• **Work to complete**
In the data below, locate each line with the word "this" and list it.

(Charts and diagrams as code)
◇ ◇ ◇

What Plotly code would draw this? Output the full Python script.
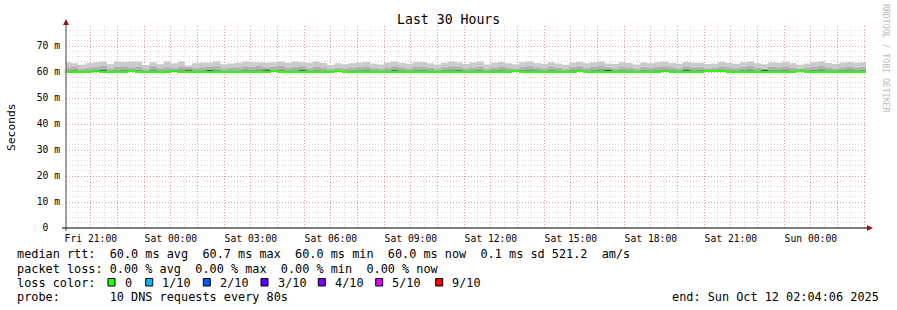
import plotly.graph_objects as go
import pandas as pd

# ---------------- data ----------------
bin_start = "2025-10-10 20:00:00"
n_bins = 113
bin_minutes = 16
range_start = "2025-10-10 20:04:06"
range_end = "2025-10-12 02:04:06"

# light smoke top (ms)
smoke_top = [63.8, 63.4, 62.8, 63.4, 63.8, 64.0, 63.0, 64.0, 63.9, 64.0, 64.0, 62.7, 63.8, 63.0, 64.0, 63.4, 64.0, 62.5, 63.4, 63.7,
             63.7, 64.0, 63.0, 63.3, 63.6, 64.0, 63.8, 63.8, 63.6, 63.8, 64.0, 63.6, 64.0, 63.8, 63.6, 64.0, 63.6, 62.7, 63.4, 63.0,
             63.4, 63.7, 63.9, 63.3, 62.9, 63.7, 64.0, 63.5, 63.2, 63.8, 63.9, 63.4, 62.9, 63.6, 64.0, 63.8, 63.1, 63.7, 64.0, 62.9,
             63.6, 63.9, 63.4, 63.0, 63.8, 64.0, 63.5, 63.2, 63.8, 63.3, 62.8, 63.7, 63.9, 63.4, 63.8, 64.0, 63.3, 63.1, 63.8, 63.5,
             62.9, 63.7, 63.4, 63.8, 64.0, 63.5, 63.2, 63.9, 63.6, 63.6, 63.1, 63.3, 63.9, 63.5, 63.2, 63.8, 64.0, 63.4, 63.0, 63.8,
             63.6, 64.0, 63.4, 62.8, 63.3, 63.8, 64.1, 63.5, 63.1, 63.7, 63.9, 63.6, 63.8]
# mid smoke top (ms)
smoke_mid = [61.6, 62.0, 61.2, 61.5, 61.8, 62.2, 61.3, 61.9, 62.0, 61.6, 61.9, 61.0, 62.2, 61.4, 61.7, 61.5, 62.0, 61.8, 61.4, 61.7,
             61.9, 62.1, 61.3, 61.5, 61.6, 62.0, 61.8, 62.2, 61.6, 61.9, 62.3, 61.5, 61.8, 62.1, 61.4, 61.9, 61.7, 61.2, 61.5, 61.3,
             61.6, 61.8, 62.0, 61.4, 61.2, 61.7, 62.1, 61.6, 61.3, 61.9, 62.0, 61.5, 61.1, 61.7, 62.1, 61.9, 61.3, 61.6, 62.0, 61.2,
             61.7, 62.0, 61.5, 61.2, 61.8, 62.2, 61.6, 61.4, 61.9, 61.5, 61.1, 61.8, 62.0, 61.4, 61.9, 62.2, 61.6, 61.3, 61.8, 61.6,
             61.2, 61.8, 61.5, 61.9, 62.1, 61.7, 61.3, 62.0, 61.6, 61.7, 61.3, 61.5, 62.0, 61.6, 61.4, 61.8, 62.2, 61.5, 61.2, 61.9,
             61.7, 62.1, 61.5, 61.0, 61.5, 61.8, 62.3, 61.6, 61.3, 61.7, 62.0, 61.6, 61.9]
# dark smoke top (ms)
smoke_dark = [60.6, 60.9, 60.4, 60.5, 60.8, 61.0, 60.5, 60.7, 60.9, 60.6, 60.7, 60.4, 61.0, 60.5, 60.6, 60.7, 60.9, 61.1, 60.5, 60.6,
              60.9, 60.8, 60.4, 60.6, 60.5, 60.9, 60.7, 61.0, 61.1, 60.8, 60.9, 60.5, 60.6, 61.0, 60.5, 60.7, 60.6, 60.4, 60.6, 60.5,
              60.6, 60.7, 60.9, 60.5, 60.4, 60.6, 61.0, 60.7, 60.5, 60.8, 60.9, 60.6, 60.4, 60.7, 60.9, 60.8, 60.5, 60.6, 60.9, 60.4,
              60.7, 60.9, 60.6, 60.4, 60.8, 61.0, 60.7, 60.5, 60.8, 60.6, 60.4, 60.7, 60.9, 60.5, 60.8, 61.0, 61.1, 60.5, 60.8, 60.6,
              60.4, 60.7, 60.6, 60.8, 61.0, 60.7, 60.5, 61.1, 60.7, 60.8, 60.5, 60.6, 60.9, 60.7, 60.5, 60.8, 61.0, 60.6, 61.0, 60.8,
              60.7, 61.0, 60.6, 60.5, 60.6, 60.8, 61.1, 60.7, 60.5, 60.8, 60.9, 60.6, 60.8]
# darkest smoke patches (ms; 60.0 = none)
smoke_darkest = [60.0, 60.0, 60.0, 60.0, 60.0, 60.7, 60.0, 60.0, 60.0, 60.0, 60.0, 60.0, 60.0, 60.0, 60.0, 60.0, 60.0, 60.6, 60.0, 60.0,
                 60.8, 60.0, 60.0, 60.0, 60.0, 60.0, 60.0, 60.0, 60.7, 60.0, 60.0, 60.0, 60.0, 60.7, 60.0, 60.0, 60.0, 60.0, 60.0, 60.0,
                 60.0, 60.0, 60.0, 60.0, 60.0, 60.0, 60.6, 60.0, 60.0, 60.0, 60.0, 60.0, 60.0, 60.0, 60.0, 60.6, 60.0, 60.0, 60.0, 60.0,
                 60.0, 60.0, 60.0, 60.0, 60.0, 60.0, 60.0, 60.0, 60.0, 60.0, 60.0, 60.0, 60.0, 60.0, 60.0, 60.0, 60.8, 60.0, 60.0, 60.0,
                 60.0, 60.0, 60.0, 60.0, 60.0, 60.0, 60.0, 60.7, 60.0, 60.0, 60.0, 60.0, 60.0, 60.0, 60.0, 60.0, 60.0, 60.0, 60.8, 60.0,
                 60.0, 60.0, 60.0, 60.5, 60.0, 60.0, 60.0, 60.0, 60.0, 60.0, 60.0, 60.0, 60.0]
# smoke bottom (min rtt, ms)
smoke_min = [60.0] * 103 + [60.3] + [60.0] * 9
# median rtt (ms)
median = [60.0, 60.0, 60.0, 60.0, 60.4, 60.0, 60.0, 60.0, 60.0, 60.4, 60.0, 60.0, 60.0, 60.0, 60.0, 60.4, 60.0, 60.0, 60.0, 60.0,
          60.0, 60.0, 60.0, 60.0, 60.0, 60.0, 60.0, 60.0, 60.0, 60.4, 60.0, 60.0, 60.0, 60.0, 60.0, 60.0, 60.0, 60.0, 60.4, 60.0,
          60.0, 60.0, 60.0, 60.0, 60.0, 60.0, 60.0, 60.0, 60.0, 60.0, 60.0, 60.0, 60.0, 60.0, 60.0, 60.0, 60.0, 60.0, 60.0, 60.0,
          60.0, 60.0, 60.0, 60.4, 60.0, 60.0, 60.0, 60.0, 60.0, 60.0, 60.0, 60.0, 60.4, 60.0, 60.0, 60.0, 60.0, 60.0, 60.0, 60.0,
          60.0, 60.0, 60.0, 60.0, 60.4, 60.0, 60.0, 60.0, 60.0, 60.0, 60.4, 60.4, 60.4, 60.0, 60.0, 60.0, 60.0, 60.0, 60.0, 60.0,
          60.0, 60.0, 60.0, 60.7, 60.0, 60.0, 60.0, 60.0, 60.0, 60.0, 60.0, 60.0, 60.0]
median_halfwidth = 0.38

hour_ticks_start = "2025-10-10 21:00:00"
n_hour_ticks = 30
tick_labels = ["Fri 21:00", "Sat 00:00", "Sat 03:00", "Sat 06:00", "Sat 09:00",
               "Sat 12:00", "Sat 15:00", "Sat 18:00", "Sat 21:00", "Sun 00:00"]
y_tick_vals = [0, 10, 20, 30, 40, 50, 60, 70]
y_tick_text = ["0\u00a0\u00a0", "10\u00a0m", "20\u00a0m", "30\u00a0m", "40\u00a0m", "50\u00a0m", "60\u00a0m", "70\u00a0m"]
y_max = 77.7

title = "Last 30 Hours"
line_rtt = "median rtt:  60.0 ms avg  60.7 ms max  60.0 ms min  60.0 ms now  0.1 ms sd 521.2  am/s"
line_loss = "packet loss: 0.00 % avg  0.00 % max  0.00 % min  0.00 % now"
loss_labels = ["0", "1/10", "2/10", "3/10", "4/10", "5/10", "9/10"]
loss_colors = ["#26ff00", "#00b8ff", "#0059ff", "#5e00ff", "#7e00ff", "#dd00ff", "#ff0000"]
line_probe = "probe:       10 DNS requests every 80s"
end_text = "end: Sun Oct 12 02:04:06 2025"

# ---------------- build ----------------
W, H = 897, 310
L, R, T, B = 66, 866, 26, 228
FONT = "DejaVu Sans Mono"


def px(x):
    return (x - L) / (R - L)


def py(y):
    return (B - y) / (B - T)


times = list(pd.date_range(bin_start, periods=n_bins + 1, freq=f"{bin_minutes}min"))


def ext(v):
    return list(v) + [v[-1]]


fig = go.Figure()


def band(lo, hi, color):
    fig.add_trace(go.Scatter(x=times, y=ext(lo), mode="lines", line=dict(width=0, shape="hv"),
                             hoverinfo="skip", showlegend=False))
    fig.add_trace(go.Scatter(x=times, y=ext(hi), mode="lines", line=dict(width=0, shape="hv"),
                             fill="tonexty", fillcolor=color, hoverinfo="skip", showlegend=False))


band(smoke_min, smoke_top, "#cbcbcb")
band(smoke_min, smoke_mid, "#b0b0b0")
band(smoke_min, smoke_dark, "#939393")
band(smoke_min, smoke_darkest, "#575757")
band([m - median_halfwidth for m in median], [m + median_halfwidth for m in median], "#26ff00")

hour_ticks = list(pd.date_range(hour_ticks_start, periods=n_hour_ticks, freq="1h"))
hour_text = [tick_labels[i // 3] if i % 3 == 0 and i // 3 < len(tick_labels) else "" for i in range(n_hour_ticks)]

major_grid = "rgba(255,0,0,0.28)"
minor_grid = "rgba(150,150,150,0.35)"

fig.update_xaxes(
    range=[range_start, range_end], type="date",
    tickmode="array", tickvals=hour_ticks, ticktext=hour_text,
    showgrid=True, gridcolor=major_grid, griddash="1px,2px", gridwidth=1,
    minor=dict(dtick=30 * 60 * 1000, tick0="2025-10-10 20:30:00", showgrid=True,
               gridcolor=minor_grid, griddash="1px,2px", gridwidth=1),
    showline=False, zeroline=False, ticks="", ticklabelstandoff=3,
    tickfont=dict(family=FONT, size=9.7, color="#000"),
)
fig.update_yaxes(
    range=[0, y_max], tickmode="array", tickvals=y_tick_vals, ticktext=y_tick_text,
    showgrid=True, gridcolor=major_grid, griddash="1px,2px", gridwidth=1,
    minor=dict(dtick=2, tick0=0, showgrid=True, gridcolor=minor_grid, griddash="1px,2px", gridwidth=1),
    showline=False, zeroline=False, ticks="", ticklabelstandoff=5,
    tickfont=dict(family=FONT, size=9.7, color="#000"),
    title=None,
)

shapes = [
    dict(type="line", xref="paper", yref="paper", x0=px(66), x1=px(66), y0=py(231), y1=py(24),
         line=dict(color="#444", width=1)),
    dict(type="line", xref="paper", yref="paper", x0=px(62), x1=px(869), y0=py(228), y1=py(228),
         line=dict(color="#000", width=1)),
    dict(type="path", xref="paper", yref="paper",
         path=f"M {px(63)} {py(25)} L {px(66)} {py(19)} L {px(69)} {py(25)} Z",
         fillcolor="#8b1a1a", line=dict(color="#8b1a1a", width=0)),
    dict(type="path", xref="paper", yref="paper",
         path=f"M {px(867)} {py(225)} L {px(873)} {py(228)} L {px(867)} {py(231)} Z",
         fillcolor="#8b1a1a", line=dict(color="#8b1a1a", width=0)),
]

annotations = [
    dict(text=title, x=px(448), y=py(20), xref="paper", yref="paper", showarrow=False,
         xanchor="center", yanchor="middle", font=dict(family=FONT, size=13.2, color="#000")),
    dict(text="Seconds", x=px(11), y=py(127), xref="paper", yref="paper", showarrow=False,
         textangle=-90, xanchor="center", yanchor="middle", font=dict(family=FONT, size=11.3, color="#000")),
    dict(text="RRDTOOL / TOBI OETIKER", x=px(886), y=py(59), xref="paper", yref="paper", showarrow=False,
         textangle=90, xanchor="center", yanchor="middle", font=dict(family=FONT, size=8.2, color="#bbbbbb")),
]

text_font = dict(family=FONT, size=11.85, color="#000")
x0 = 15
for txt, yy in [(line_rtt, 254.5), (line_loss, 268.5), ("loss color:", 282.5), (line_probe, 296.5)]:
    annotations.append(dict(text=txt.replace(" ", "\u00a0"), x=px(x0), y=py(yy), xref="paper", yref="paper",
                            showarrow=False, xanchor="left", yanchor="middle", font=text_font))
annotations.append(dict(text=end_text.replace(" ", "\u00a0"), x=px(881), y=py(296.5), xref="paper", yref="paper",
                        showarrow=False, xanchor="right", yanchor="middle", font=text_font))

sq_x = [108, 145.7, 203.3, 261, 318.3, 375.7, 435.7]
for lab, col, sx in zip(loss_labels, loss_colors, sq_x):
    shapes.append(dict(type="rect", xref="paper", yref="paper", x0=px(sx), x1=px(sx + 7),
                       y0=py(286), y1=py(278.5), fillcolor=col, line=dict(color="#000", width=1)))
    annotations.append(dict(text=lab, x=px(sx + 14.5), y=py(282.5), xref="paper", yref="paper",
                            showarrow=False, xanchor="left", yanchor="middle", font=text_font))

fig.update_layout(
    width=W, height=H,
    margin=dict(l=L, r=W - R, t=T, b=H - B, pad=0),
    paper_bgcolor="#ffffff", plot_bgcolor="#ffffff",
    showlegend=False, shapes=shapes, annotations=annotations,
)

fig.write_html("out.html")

◇ ◇ ◇

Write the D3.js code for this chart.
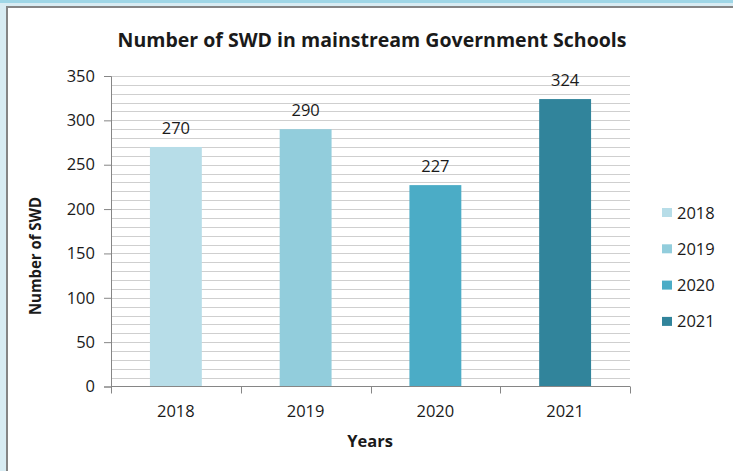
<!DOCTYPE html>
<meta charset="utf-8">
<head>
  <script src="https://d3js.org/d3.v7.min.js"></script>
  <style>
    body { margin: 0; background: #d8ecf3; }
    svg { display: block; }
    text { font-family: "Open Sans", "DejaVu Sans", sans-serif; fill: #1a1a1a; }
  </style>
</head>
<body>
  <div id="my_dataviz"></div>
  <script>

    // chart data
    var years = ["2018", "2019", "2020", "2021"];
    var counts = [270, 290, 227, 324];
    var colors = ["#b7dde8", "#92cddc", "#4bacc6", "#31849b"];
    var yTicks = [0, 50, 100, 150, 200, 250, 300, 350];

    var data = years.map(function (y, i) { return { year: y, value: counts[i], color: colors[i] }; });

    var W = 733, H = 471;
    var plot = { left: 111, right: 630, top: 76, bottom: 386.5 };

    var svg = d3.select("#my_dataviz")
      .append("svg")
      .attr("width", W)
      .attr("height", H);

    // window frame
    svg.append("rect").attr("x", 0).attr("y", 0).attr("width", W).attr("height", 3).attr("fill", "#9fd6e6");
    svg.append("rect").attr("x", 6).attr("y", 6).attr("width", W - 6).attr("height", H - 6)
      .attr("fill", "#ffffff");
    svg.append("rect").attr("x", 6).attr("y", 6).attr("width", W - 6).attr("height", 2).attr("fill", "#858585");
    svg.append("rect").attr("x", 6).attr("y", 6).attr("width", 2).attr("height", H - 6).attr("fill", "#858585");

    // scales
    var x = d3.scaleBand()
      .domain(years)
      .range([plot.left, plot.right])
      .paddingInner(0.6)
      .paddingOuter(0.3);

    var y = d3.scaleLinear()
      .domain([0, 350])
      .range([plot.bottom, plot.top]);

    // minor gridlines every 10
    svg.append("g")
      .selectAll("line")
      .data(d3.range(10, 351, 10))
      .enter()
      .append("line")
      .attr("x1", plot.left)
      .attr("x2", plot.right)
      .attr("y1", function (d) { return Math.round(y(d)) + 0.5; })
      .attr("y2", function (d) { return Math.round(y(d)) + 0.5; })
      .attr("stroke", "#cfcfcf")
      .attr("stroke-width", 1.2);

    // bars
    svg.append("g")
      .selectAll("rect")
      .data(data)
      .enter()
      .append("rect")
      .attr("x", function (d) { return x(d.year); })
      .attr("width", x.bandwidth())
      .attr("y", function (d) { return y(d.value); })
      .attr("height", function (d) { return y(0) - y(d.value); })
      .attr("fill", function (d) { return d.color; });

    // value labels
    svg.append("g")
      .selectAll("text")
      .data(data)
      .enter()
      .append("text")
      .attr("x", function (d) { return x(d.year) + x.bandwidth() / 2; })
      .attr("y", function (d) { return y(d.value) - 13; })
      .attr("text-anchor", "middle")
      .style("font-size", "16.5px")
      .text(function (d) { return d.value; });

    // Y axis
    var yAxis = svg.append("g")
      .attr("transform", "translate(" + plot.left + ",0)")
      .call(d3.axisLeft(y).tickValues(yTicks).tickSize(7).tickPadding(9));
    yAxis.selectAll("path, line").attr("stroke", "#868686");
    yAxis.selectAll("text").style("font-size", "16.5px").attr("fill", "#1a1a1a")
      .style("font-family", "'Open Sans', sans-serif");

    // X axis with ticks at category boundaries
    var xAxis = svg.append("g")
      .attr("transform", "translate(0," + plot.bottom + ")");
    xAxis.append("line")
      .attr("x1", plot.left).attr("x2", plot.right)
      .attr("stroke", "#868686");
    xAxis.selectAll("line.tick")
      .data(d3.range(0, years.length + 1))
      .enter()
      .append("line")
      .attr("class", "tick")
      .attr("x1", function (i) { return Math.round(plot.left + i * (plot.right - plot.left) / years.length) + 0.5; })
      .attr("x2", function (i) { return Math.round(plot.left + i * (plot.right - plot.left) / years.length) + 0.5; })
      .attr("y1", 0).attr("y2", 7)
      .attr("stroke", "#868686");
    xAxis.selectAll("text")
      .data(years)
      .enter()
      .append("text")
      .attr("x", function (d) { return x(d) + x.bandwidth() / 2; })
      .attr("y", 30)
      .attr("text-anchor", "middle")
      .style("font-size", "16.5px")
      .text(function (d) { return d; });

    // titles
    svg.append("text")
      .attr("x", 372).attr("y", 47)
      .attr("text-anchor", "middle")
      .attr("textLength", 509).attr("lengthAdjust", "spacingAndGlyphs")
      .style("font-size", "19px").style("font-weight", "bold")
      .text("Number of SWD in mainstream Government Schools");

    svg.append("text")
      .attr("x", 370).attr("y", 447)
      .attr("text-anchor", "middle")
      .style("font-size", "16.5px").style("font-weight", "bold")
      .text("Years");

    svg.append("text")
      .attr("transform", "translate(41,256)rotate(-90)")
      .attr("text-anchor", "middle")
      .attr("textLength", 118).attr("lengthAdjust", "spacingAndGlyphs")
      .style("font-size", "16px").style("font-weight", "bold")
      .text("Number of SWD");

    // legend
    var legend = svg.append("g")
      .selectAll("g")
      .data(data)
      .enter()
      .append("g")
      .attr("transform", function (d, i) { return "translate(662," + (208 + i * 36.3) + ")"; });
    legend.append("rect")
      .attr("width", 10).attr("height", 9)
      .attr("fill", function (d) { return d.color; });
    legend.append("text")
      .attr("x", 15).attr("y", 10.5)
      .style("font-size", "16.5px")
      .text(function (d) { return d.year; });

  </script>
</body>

◇ ◇ ◇

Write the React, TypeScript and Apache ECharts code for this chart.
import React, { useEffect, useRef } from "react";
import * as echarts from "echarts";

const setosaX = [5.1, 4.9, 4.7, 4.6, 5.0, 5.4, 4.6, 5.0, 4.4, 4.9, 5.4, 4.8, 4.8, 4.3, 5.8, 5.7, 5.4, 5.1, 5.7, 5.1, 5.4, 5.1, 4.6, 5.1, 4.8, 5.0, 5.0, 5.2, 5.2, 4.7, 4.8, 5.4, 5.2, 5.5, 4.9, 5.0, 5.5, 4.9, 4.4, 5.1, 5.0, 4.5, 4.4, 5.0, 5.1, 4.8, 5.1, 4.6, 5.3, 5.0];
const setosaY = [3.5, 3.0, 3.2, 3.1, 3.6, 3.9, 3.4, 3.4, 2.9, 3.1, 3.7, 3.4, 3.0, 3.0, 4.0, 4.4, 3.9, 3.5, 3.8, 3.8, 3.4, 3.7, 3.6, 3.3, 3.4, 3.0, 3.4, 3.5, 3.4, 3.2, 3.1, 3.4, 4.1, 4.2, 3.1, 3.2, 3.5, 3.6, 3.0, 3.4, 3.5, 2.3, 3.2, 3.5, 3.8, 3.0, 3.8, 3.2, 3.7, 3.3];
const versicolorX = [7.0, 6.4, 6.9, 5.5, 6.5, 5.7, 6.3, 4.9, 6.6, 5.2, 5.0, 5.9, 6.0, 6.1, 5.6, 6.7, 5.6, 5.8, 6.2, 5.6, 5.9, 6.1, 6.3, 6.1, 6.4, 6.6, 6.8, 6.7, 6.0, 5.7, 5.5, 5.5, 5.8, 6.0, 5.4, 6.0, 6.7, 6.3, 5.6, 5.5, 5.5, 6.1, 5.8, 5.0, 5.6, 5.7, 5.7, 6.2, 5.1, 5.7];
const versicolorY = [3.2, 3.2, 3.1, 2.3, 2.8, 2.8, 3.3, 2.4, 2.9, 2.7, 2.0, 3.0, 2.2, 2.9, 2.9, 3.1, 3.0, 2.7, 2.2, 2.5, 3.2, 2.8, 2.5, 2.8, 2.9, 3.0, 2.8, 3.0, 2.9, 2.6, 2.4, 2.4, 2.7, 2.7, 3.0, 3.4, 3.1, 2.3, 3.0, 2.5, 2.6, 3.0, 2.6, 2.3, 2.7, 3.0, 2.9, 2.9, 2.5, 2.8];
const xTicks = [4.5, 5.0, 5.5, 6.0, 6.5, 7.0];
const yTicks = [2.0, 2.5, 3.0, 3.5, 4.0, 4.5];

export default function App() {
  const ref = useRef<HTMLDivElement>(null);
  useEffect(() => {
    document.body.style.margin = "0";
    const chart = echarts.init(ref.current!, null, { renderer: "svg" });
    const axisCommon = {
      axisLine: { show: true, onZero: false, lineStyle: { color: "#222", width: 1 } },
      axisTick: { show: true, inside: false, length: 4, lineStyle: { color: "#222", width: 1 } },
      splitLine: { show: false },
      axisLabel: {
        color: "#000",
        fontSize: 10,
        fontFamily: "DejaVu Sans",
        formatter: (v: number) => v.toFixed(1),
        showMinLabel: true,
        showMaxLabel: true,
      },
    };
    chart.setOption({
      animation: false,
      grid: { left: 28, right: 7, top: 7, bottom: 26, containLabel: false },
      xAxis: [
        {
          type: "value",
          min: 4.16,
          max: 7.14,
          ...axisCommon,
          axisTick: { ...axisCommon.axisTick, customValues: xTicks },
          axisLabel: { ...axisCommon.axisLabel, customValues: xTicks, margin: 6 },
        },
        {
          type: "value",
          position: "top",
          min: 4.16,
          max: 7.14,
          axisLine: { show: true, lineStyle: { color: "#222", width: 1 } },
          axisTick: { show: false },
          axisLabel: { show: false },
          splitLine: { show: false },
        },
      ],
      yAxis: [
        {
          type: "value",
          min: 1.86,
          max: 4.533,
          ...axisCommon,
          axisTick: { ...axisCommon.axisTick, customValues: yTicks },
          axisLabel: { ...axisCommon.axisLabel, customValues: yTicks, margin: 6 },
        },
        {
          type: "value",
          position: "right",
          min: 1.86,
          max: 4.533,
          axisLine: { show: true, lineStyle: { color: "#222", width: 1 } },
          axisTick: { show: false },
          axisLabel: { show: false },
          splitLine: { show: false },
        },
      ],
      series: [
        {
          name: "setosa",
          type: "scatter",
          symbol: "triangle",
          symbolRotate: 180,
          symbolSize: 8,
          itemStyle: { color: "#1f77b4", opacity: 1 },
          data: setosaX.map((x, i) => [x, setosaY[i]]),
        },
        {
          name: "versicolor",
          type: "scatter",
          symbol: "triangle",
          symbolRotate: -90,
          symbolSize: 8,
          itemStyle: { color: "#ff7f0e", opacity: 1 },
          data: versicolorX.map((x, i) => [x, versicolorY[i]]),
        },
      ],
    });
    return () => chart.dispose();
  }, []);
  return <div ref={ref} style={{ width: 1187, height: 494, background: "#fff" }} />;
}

◇ ◇ ◇

• **Answer to the problem**
What Plotly code would draw this? Output the full Python script.
Write the D3.js code for this chart.
Write the React, TypeScript and Apache ECharts code for this chart.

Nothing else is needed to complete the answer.